** start of Listed records **

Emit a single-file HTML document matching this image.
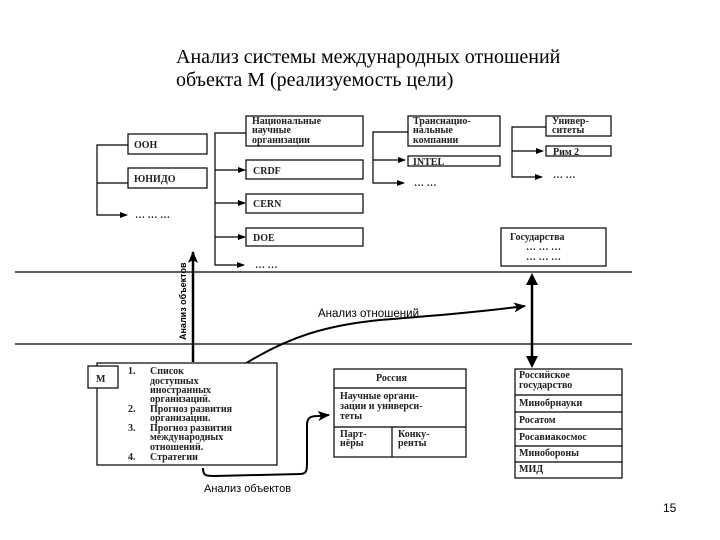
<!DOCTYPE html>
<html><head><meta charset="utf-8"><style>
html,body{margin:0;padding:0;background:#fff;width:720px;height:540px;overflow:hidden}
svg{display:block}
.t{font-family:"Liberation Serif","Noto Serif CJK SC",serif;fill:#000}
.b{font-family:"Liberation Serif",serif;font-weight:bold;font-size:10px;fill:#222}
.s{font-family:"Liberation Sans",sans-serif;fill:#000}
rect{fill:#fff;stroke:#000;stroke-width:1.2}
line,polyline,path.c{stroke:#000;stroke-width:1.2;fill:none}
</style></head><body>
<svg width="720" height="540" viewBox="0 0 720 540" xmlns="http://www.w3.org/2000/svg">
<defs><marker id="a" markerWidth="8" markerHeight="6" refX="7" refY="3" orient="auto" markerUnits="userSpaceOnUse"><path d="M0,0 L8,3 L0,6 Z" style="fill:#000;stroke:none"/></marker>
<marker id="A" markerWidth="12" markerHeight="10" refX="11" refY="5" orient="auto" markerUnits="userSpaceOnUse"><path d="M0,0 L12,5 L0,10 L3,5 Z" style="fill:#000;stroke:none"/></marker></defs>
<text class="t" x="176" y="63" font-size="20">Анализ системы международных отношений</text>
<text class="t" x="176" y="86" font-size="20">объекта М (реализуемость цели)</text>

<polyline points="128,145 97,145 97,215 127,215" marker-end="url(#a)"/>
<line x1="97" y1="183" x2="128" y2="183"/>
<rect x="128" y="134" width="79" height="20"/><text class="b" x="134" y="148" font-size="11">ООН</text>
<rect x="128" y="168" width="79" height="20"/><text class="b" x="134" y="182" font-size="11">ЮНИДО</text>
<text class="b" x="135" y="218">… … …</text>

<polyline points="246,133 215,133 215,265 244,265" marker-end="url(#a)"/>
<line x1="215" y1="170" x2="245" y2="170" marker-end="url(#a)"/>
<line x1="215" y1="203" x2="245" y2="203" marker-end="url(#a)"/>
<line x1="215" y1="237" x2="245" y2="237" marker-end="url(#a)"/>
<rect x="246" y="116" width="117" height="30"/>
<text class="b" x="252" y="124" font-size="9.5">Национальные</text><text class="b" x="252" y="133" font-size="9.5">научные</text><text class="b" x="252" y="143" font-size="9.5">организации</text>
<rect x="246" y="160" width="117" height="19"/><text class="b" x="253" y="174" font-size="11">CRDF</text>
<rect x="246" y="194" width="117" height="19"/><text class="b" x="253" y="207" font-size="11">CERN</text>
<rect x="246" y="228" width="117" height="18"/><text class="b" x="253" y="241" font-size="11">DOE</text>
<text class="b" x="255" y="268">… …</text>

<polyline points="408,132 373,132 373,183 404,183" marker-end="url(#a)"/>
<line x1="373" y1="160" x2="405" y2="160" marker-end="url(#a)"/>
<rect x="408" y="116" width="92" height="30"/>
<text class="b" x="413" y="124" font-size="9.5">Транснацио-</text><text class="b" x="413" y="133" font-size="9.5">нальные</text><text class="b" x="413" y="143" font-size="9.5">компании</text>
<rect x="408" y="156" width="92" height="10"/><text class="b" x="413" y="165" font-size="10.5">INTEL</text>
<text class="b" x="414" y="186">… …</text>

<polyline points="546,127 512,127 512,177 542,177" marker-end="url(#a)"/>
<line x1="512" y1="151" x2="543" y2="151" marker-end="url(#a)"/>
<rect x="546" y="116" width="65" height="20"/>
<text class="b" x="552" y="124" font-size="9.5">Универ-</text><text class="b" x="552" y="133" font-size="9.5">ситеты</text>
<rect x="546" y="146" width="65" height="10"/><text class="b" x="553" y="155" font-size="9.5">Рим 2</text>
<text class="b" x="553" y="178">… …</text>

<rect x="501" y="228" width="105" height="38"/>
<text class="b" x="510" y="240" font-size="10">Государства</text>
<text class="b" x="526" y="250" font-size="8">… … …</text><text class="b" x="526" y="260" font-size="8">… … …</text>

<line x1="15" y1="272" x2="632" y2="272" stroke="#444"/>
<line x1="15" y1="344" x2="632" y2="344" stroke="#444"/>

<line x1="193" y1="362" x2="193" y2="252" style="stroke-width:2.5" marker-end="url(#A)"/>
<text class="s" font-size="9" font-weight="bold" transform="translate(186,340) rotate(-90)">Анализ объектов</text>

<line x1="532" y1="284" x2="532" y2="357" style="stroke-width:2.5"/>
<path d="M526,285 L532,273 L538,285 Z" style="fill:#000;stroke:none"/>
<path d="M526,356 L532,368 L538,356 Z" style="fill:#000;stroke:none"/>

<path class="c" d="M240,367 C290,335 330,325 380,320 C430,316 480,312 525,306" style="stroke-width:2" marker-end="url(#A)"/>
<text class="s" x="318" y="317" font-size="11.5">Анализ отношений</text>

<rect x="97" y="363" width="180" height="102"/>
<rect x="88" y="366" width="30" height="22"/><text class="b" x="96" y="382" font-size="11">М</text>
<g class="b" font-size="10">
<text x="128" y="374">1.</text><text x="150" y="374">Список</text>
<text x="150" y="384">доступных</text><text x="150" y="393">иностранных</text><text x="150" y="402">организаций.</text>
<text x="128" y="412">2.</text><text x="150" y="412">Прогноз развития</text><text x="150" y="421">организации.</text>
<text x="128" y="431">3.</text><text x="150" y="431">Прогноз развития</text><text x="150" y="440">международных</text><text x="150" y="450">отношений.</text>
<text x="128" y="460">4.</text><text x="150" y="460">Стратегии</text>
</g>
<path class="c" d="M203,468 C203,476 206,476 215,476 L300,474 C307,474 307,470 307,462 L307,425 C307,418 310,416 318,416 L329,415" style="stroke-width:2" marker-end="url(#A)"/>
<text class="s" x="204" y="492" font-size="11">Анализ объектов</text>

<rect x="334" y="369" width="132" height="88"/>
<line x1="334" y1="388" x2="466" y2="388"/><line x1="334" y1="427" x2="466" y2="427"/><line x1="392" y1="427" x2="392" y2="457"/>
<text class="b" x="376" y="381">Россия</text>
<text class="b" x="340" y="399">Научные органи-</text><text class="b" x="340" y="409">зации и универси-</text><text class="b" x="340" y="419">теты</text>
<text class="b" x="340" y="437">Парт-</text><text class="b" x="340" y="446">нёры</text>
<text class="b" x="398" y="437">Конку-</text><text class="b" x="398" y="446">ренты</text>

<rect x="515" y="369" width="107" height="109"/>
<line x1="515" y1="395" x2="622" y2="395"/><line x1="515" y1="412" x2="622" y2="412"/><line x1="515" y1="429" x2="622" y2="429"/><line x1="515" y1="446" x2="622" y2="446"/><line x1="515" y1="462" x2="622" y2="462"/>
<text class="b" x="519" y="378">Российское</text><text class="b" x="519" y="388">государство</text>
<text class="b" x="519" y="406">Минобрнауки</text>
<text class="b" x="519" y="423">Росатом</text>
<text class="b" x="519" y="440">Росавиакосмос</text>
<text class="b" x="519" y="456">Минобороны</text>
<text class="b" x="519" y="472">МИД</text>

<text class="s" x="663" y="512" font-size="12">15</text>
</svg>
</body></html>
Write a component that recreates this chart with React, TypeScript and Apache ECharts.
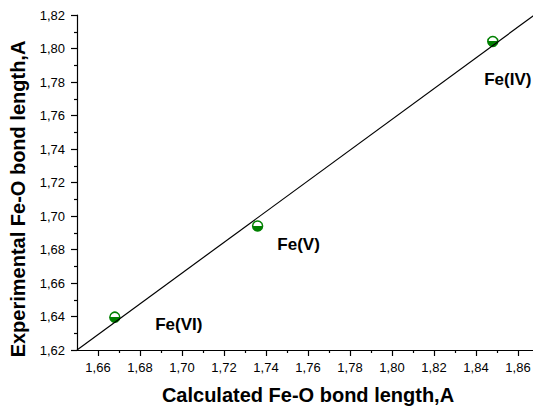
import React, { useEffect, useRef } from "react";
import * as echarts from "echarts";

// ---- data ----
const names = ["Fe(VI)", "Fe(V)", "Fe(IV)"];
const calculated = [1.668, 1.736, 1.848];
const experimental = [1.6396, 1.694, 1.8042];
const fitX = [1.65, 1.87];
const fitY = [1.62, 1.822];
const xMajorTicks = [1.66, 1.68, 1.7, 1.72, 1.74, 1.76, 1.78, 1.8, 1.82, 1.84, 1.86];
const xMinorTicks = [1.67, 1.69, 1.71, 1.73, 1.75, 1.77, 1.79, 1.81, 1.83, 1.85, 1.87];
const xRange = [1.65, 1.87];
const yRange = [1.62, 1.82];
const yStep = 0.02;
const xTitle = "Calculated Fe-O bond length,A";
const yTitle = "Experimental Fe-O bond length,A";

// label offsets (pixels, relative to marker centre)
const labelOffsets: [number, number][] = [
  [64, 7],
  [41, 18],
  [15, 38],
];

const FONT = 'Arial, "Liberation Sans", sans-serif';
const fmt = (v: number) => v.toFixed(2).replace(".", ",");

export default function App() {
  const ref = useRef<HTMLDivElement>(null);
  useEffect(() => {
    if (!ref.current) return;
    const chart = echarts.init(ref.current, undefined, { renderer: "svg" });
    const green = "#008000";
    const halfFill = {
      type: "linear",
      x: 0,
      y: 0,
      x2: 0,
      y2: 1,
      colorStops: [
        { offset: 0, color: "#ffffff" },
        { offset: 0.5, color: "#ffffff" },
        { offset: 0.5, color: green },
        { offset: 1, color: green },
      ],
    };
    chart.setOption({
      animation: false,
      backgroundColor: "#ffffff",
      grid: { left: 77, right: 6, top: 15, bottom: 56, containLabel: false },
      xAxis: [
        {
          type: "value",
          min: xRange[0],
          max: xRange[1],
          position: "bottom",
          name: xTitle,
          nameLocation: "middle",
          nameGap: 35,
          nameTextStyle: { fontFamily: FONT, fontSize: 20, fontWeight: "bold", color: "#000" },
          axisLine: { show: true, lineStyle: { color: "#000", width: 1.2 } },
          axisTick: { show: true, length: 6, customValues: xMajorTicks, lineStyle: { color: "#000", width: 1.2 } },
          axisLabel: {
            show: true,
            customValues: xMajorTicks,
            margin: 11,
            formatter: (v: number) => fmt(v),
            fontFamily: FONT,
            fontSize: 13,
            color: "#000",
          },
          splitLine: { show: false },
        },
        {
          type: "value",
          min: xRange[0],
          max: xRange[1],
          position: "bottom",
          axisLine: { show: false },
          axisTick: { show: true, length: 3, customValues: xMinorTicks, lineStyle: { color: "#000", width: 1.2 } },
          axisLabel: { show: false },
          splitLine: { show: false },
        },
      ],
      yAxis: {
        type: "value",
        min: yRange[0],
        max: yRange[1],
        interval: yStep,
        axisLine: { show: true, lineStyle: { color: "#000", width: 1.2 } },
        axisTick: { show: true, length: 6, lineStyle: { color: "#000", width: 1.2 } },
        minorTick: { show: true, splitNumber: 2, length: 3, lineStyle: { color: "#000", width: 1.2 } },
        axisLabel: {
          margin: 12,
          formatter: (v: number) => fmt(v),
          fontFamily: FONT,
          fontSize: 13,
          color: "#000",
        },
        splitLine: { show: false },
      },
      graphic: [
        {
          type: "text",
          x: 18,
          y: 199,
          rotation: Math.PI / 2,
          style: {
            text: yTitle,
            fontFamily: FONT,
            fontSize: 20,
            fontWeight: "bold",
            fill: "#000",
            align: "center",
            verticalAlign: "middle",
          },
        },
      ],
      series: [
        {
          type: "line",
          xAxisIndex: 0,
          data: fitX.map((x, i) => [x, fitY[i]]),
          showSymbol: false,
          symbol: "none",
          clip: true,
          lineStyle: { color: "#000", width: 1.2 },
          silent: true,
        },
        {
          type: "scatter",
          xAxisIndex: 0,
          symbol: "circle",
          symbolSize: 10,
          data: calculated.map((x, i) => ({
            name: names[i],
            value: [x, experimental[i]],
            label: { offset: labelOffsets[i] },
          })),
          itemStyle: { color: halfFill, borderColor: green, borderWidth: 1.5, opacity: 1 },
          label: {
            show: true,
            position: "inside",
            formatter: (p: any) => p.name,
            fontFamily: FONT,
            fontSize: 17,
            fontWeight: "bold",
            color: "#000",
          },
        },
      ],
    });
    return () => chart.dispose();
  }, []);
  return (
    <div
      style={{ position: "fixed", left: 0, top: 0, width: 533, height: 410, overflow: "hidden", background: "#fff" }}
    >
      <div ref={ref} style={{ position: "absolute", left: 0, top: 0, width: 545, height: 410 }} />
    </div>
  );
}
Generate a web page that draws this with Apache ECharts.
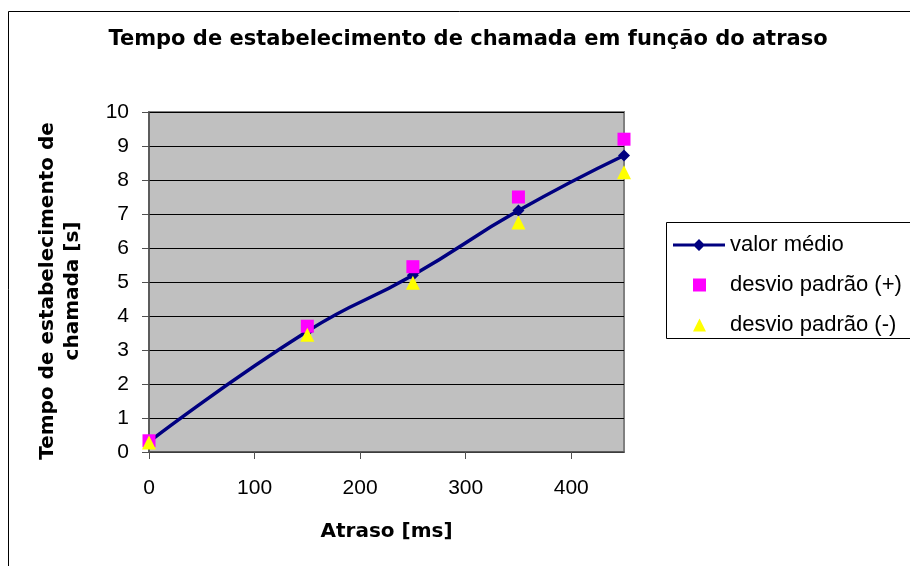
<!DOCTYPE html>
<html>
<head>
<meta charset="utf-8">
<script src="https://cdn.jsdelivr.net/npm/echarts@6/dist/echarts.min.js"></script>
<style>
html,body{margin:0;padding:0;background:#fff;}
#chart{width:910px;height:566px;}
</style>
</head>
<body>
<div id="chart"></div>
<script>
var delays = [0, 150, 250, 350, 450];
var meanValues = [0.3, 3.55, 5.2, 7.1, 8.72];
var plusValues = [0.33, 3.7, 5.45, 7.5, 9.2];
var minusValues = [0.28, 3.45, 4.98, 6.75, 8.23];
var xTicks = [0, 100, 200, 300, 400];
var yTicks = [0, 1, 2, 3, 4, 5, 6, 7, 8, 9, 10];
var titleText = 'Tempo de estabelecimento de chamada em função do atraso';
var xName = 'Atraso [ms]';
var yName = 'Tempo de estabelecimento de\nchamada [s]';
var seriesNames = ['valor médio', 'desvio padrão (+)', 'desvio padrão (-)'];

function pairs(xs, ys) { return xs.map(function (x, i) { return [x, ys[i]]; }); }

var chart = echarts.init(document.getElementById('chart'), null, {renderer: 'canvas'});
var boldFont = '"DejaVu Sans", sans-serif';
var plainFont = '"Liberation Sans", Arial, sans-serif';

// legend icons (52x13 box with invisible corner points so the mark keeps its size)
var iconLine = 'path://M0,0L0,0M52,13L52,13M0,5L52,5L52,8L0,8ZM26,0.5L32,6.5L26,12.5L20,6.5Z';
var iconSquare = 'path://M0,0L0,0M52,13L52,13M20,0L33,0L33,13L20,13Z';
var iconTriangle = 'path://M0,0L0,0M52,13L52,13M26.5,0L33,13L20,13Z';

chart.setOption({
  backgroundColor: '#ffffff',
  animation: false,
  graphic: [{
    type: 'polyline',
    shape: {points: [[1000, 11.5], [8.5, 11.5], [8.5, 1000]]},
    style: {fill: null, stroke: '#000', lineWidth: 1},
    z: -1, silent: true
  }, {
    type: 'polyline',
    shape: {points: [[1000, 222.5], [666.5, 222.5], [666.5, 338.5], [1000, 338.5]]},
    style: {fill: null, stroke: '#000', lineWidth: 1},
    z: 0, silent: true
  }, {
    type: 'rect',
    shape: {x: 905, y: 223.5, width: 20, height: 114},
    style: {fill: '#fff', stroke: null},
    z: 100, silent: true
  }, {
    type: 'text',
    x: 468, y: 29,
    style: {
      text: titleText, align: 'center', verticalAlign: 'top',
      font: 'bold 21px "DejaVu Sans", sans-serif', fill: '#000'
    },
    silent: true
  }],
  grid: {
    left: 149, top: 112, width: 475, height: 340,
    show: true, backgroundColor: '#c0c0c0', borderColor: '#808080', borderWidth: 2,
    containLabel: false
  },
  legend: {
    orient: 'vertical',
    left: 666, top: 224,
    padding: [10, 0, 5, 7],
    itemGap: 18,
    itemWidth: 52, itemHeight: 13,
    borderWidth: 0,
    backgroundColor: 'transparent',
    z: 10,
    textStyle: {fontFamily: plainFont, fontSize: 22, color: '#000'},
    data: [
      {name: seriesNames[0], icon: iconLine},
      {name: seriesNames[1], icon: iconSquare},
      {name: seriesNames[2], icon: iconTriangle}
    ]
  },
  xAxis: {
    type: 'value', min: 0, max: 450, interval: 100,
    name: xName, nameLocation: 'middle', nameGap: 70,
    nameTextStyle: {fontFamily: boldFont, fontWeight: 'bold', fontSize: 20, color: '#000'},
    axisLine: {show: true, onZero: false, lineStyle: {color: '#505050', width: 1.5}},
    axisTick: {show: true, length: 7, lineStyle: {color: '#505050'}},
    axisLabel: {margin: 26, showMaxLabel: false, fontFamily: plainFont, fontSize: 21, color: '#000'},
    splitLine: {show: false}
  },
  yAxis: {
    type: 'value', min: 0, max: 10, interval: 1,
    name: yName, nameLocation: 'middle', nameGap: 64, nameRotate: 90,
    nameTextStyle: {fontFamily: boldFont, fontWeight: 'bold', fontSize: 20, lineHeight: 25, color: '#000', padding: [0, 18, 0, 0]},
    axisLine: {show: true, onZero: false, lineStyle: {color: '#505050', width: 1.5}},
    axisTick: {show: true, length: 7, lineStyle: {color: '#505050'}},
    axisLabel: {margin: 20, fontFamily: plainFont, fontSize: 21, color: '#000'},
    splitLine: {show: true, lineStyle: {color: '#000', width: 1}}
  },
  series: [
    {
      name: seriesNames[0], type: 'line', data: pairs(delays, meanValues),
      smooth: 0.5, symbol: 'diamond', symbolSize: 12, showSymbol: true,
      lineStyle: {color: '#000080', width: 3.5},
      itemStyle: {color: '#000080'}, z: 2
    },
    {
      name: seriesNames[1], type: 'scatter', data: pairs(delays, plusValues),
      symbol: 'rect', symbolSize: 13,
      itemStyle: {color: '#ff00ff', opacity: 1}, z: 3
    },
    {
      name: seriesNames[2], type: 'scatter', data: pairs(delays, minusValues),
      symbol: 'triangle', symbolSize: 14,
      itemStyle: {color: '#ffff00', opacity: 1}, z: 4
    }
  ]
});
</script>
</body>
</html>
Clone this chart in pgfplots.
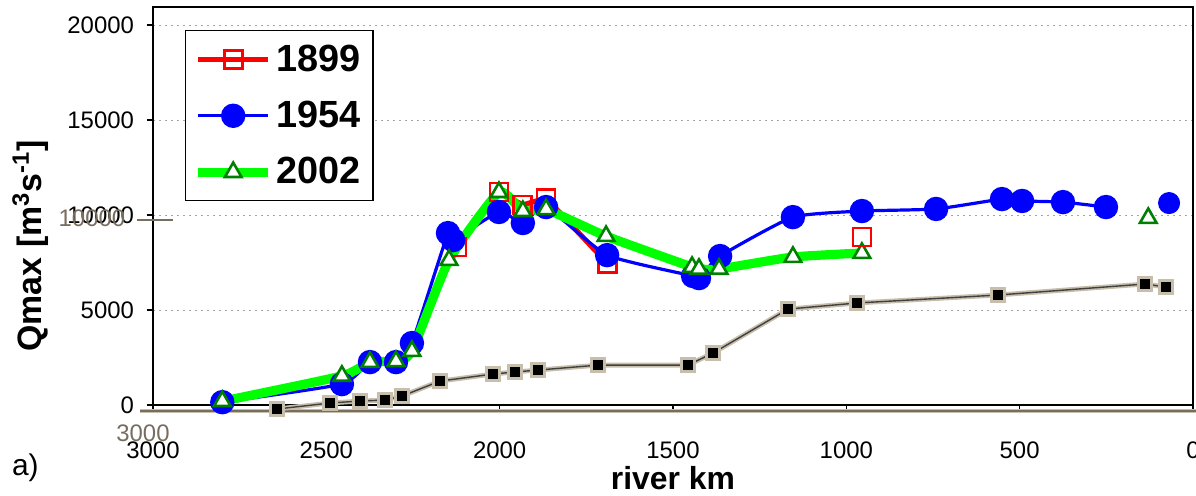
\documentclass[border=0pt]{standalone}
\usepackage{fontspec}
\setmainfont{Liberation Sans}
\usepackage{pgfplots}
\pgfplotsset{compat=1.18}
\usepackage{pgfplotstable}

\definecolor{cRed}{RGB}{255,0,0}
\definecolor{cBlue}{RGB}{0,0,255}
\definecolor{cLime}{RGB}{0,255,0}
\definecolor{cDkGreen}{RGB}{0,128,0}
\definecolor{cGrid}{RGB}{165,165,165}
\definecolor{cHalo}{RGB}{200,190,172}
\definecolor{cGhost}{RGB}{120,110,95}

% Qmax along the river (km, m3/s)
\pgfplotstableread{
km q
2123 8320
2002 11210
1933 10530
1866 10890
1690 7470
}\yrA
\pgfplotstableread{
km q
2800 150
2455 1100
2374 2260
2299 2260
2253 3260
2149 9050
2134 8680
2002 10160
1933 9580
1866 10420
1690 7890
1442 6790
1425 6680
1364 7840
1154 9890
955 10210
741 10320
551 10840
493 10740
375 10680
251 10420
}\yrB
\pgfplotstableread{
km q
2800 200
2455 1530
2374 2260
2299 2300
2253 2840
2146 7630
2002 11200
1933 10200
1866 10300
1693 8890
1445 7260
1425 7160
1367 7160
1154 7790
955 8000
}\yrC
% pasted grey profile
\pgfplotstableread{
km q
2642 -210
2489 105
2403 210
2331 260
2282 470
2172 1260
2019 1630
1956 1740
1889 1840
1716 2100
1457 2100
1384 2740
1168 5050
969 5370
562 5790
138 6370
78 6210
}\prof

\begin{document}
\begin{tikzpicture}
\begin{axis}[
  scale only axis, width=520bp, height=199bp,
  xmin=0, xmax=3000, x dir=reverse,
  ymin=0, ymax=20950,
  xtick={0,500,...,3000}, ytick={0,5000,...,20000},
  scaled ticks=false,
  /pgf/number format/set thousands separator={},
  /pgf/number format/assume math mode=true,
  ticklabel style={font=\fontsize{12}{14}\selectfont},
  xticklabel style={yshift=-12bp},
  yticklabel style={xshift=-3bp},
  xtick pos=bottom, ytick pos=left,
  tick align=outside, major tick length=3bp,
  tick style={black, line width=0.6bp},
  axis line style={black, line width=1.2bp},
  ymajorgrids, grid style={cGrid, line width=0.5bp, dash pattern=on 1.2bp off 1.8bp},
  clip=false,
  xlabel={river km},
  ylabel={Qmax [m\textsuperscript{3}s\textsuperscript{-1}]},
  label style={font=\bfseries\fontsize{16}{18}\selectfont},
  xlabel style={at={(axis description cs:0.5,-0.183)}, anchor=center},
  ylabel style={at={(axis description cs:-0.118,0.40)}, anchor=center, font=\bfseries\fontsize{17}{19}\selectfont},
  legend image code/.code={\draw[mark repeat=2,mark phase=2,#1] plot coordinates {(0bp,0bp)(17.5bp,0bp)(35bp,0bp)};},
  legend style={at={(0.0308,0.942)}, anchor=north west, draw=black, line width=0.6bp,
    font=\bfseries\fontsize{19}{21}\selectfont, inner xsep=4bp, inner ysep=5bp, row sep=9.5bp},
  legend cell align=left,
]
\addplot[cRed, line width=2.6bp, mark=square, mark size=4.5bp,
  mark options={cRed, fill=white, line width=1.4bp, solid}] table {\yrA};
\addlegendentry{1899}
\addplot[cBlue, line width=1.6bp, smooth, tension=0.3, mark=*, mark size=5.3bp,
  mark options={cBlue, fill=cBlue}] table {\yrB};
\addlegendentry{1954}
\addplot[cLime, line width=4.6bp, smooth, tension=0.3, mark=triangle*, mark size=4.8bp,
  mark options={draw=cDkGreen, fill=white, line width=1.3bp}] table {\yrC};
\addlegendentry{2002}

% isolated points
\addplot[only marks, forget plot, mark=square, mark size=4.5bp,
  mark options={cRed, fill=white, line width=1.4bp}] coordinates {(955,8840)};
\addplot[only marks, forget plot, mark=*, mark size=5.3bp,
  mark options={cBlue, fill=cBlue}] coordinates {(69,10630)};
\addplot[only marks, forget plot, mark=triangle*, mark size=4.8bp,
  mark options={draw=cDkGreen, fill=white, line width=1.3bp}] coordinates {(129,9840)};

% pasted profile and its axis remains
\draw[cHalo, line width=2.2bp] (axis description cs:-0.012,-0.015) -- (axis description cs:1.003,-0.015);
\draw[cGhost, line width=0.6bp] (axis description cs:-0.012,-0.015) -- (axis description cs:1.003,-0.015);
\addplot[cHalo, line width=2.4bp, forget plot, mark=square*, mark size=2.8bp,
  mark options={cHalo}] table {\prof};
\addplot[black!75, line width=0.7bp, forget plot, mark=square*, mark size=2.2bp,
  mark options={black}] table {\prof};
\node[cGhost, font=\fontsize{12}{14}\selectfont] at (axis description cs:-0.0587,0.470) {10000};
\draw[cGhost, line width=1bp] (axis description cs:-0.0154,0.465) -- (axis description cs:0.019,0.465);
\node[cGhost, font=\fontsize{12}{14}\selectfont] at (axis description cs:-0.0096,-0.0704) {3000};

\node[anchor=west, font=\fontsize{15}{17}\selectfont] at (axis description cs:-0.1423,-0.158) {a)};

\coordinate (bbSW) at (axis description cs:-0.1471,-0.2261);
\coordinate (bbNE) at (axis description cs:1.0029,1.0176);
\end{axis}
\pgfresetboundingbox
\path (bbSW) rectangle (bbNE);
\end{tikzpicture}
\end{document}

** end of Listed records **

■ **Instruction**
Write out word for word the lines above that run from the one with "Write a component" to the one with "import * as". Include both end lines; exclude the images.

■ **The output**
Write a component that recreates this chart with React, TypeScript and Apache ECharts.
import React, { useEffect, useRef } from "react";
import * as echarts from "echarts";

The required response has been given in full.